Igor Maiellano continua: “Noi lasciamo fermentare naturalmente i semi, coperti da foglie di banano. È una lavorazione simile a quella del vino, e come per il vino la fermentazione è importante, il modo in cui la si effettua definisce il risultato finale, insieme alla provenienza del cacao. Noi ci approvvigioniamo in 15-16 Paesi, scegliendo caratteristiche diverse in base agli usi di destinazione”.

Alla fermentazione segue l’essiccazione “che avviene con essiccatori solari diversi a seconda delle zone. È in questa fase che si esprime il gusto del cacao. I semi vengono poi insaccati e spediti, e arrivano in nave fino alla cioccolateria. Si effettua una pulizia e una breve debatterizzazione, quindi si prosegue con la torrefazione, un passaggio più simile alla produzione del caffè che a quella del vino.”

La raffinatura

Maiellano aggiunge: “La temperatura varia non solo in base al Paese di origine, ma anche al singolo lotto. Con la frantumazione i semi vengono schiacciati e privati del guscio: si ottiene così il grue. Quello che avanza del guscio trova impiego in cosmetica. Le fasi successive sono quelle di assemblaggio e raffinatura: ci sono ricette diverse per blend differenti, a seconda delle proporzioni si definiscono i gusti.”

Maiellano conclude: “Si arriva così a quella che viene chiamata pasta di cacao, con una dimensione di 80 micron. Poi in base a quello che si desidera vengono aggiunti alla pasta burro di cacao, zucchero, in alcuni casi lecitina (noi usiamo quella di girasole). Poi con la raffinazione si porta la dimensione a 15 micron. Segue il concaggio”.

È quest’ultimo un passaggio fondamentale perché, spiega Maiellano, in questa fase: “si perde l’acidità e si sviluppano gli aromi. È come lavorare con un grandissimo mixer, in cui si impasta a una temperatura compresa tra i 50 e i 70 °C, girando e girando fino a ottenere il risultato desiderato”.
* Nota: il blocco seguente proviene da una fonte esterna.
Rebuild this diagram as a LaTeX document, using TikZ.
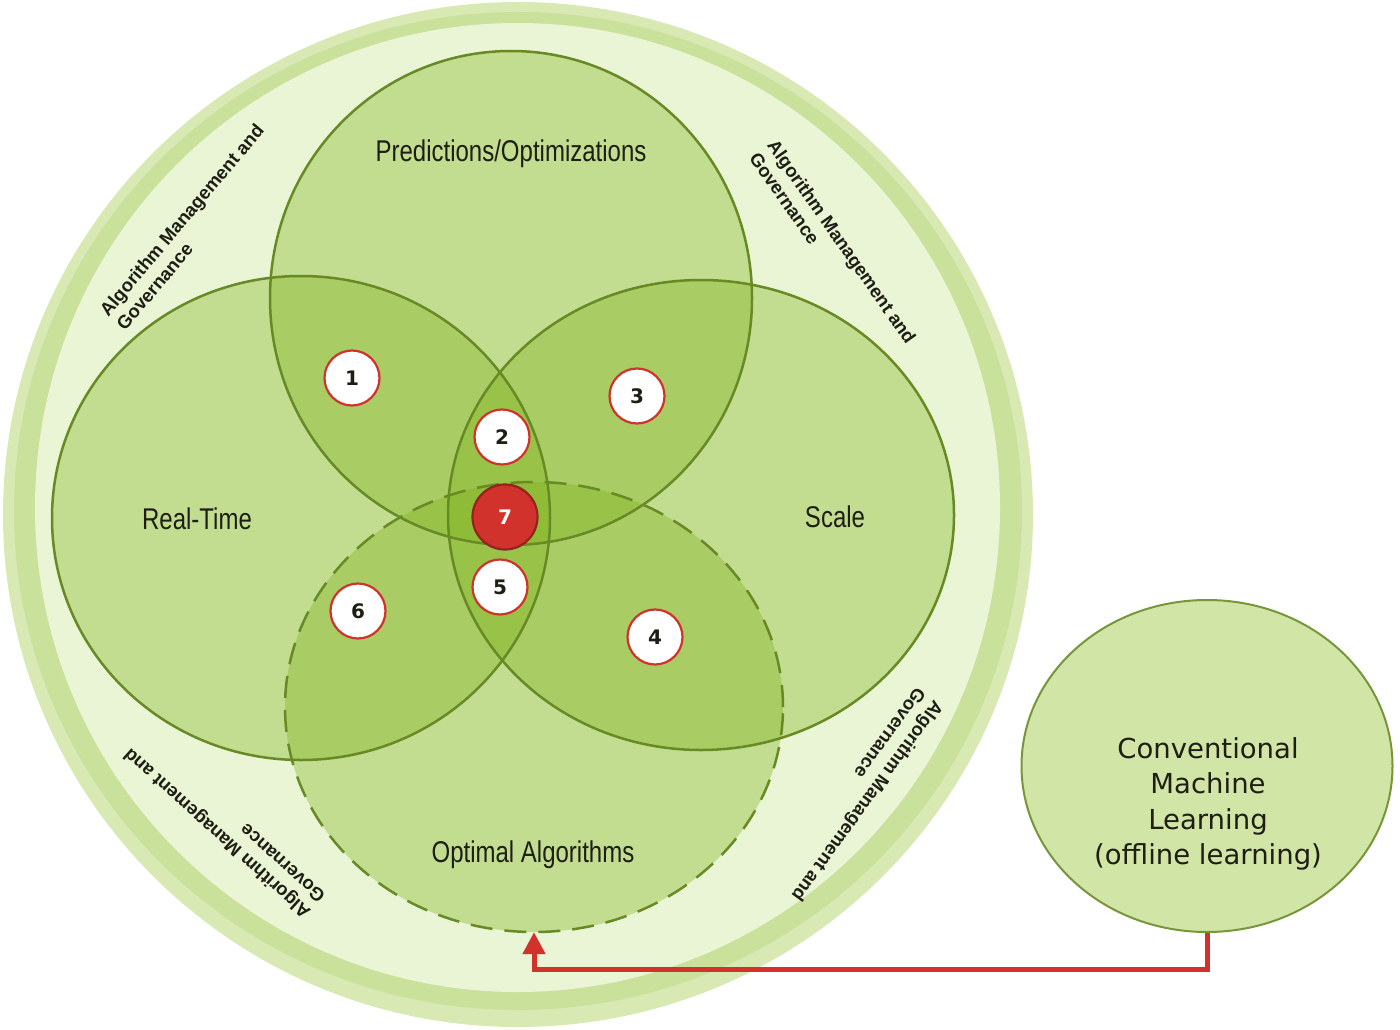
\documentclass[tikz,border=0pt]{standalone}
\usepackage{fontspec}
\setmainfont{Liberation Sans}
\newfontfamily\narrowfont[FakeStretch=0.8]{Liberation Sans}
\newfontfamily\cmlfont{DejaVu Sans}
\usetikzlibrary{shapes.geometric,arrows.meta}
\definecolor{ringlight}{RGB}{216,233,180}
\definecolor{ringdark}{RGB}{202,225,155}
\definecolor{ringfill}{RGB}{234,245,214}
\definecolor{setgreen}{RGB}{128,178,26}
\definecolor{setline}{RGB}{104,138,36}
\definecolor{cmlfill}{RGB}{208,229,166}
\definecolor{markred}{RGB}{210,50,44}
\definecolor{inktext}{RGB}{30,30,20}
\begin{document}
\begin{tikzpicture}[x=1pt, y=-1pt,
	ring node/.style={ellipse, inner sep=0pt},
	set fill/.style={ellipse, inner sep=0pt, fill=setgreen, fill opacity=0.37},
	set border/.style={ellipse, inner sep=0pt, draw=setline, line width=2.5pt},
	dash line/.style={dash pattern=on 22pt off 12pt},
	set label/.style={inner sep=0pt, anchor=base, text=inktext, font=\narrowfont\fontsize{30}{32}\selectfont},
	gov text/.style={inner sep=0pt, align=left, text=inktext, font=\bfseries\fontsize{18.5}{22}\selectfont},
	num node/.style={circle, minimum size=55pt, inner sep=0pt, fill=white, draw=markred, line width=2.2pt, text=inktext, font=\cmlfont\bfseries\fontsize{20}{20}\selectfont},
	hot node/.style={minimum size=65pt, fill=markred, draw=markred!70!black, text=white},
	cml node/.style={ellipse, inner sep=0pt, minimum width=371pt, minimum height=332pt, fill=cmlfill, draw=setline!90, line width=2pt},
	feed arrow/.style={draw=markred, line width=5pt, -{Triangle[width=22pt,length=22pt]}}]
	\useasboundingbox (0,0) rectangle (1400,1030);

	\node[ring node, fill=ringlight, minimum width=1030pt, minimum height=1025pt] (outer) at (518,514.5) {};
	\node[ring node, fill=ringdark, minimum width=1008pt, minimum height=998pt] (band) at (518,511) {};
	\node[ring node, fill=ringfill, minimum width=965pt, minimum height=969pt] (inner) at (517.5,507.5) {};

	\foreach \nm/\cx/\cy/\rx/\ry in {pred/511/298/241/247, rt/301/518/249/242, scale/701/515/253/235, opt/534/707/249/225}
		\node[set fill, minimum width=2*\rx pt, minimum height=2*\ry pt] (\nm) at (\cx,\cy) {};
	\foreach \nm/\rx/\ry/\pat in {pred/241/247/solid, rt/249/242/solid, scale/253/235/solid, opt/249/225/dash line}
		\node[set border, \pat, minimum width=2*\rx pt, minimum height=2*\ry pt] (\nm line) at (\nm) {};

	\node[set label] (predlabel) at (511,161) {Predictions/Optimizations};
	\node[set label] (rtlabel) at (197,529) {Real-Time};
	\node[set label] (scalelabel) at (835,527) {Scale};
	\node[set label] (optlabel) at (533,862) {Optimal Algorithms};

	\node[gov text, rotate=50] (govtl) at (190,227) {Algorithm Management and\\Governance};
	\node[gov text, rotate=-55] (govtr) at (833,248) {Algorithm Management and\\Governance};
	\node[gov text, rotate=138] (govbl) at (224,826) {Algorithm Management and\\Governance};
	\node[gov text, rotate=-126] (govbr) at (859,795) {Algorithm Management and\\Governance};

	\foreach \n/\px/\py in {1/352/378, 2/502/437, 3/637/396, 4/655/637, 5/500/587, 6/358/611}
		\node[num node] (n\n) at (\px,\py) {\n};
	\node[num node, hot node] (n7) at (505,517) {7};

	\node[cml node] (cml) at (1207,766) {};
	\node[align=center, inner sep=0pt, text=inktext, font=\cmlfont\fontsize{27.5}{35.5}\selectfont] (cmltext) at (1208,804) {Conventional\\Machine\\Learning\\(offline learning)};

	\draw[feed arrow] (cml.south) -- ++(0,36) -| (opt.south);
\end{tikzpicture}
\end{document}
Si passa poi al temperaggio, che consente di ottenere un prodotto lucido, e al modellaggio, per dare forma alle tavolette. “Da 10 baccelli freschi si ricava un chilogrammo di semi freschi, da cui si ottengono 400 grammi di semi secchi e infine 330 grammi di grue”.

La natura e l’uomo

Quanto influiscono i fattori geografici e climatici sul risultato finale e quanto è frutto della sapienza e della maestria degli uomini che lavorano il cioccolato? Ovviamente è difficile dirimere la questione, ma fondamentalmente possiamo affermare che la provenienza sia un aspetto secondario rispetto al modo in cui vengono effettuate le diverse fasi della lavorazione.
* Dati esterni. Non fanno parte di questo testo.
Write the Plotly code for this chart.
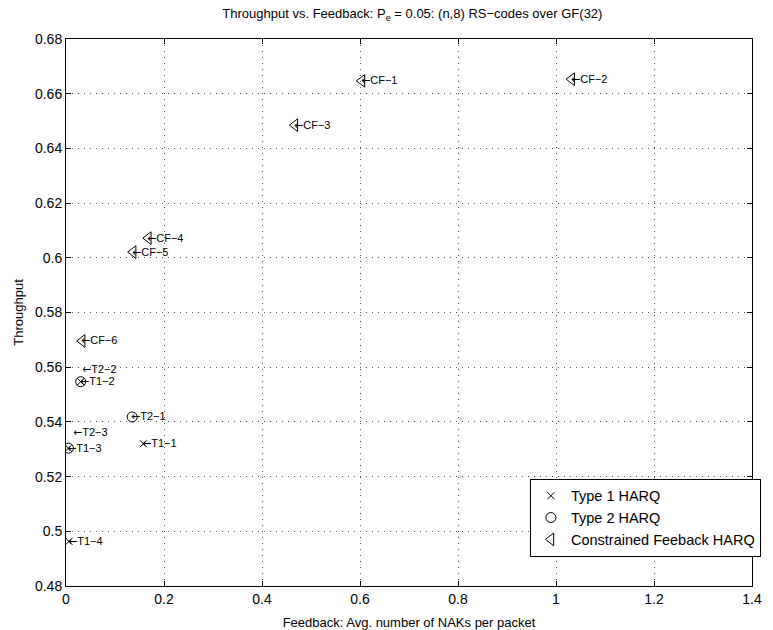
import plotly.graph_objects as go

# Type 1 HARQ
t1_names = ["T1\u22121", "T1\u22122", "T1\u22123", "T1\u22124"]
t1_x = [0.158, 0.030, 0.005, 0.006]
t1_y = [0.532, 0.5547, 0.5304, 0.4963]

# Type 2 HARQ
t2_names = ["T2\u22121", "T2\u22122", "T2\u22123"]
t2_x = [0.135, 0.030, 0.005]
t2_y = [0.5418, 0.5547, 0.5304]
# label anchor points for Type 2 (some offset to avoid overlap)
t2_lab_x = [0.135, 0.034, 0.016]
t2_lab_y = [0.5418, 0.5592, 0.5361]

# Constrained feedback HARQ
cf_names = ["CF\u22121", "CF\u22122", "CF\u22123", "CF\u22124", "CF\u22125", "CF\u22126"]
cf_x = [0.604, 1.032, 0.467, 0.168, 0.137, 0.033]
cf_y = [0.6647, 0.6653, 0.6485, 0.6072, 0.6021, 0.5696]

x_ticks = [0, 0.2, 0.4, 0.6, 0.8, 1, 1.2, 1.4]
x_tick_text = ["0", "0.2", "0.4", "0.6", "0.8", "1", "1.2", "1.4"]
y_ticks = [0.48, 0.5, 0.52, 0.54, 0.56, 0.58, 0.6, 0.62, 0.64, 0.66, 0.68]
y_tick_text = ["0.48", "0.5", "0.52", "0.54", "0.56", "0.58", "0.6", "0.62", "0.64", "0.66", "0.68"]

FONT = "Liberation Sans, Arial, Helvetica, sans-serif"

fig = go.Figure()
fig.add_trace(go.Scatter(
    x=t1_x, y=t1_y, mode="markers", name="Type 1 HARQ",
    marker=dict(symbol="x-thin-open", size=7, color="black", line=dict(width=1, color="black")),
))
fig.add_trace(go.Scatter(
    x=t2_x, y=t2_y, mode="markers", name="Type 2 HARQ",
    marker=dict(symbol="circle-open", size=10, color="black", line=dict(width=1, color="black")),
))
fig.add_trace(go.Scatter(
    x=cf_x, y=cf_y, mode="markers", name="Constrained Feeback HARQ",
    marker=dict(symbol="triangle-left-open", size=11, color="black", line=dict(width=1, color="black")),
))

annotations = []
def add_labels(xs, ys, names):
    for x, y, n in zip(xs, ys, names):
        annotations.append(dict(
            x=x, y=y, xref="x", yref="y",
            text="<span style='font-family:DejaVu Sans'>\u2190</span>" + n,
            showarrow=False,
            xanchor="left", yanchor="middle", xshift=-2,
            font=dict(family=FONT, size=11, color="black"), borderpad=0,
        ))

add_labels(t1_x, t1_y, t1_names)
add_labels(t2_lab_x, t2_lab_y, t2_names)
add_labels(cf_x, cf_y, cf_names)

axis_common = dict(
    showline=True, linecolor="black", linewidth=1, mirror="ticks",
    ticks="inside", ticklen=5, tickcolor="black",
    showgrid=True, gridcolor="#555", griddash="1px,5px", gridwidth=1,
    zeroline=False, tickfont=dict(family=FONT, size=14, color="black"),
)

fig.update_layout(
    width=773, height=630,
    margin=dict(l=66, r=14, t=39, b=44),
    paper_bgcolor="white", plot_bgcolor="white",
    title=dict(
        text="Throughput vs. Feedback: P<sub>e</sub> = 0.05: (n,8) RS\u2212codes over GF(32)",
        x=0.5335, xanchor="center", y=0.978, yanchor="middle",
        font=dict(family=FONT, size=13, color="black"),
    ),
    xaxis=dict(range=[0, 1.4], tickvals=x_ticks, ticktext=x_tick_text,
               automargin=False,
               title=dict(text="Feedback: Avg. number of NAKs per packet",
                          font=dict(family=FONT, size=13, color="black")),
               **axis_common),
    yaxis=dict(range=[0.48, 0.68], tickvals=y_ticks, ticktext=y_tick_text,
               automargin=True,
               title=dict(text="Throughput", standoff=8,
                          font=dict(family=FONT, size=13, color="black")),
               **axis_common),
    legend=dict(
        x=1.013, y=0.196, xanchor="right", yanchor="top",
        bgcolor="white", bordercolor="black", borderwidth=1,
        font=dict(family=FONT, size=14.5, color="black"),
        tracegroupgap=0,
    ),
    annotations=annotations,
    showlegend=True,
)

fig.write_html("out.html")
Marco Gruppioni, proprietario di Ruket, piccola azienda artigianale che produce cioccolato ci aiuta a comprendere. Innanzitutto la sua azienda si rifornisce esclusivamente da piccoli produttori di cacao.

“Una scelta – spiega Gruppioni – che vuole salvaguardare l’operato dei piccoli in termini di operato e di retribuzione. Si tratta di piccole cooperative di 60-70 agricoltori, che imparano un mestiere. E che mi assicurano qualità. Per quanto riguarda la selezione dei cacao, procedo facendomi inviare campioni, assaggiando, provando a lavorare.”

Marco Gruppioni continua: “La varietà di provenienza, Criollo, Forastero o Trinitario, non è determinante: l’importante è la lavorazione. È il processo fermentativo che esprime tutti gli aromi primari. La seconda parte fondamentale è la tostatura, e quella la faccio io. Sono questi i due passaggi da cui deriva la qualità del cioccolato.”

Marco Gruppioni conclude: “La fermentazione deve essere effettuata entro un lasso di tempo non troppo lungo dalla raccolta; la tostatura deve essere effettuata a temperature e per tempi diversi a seconda dell’origine e delle caratteristiche del cacao. Personalmente non creo mai blend di origini diverse: le diverse zone e i diversi modi di coltivare danno risultati diversi, nei colori, negli aromi. Mescolare le diverse origini per me sarebbe come appiattire il risultato!”.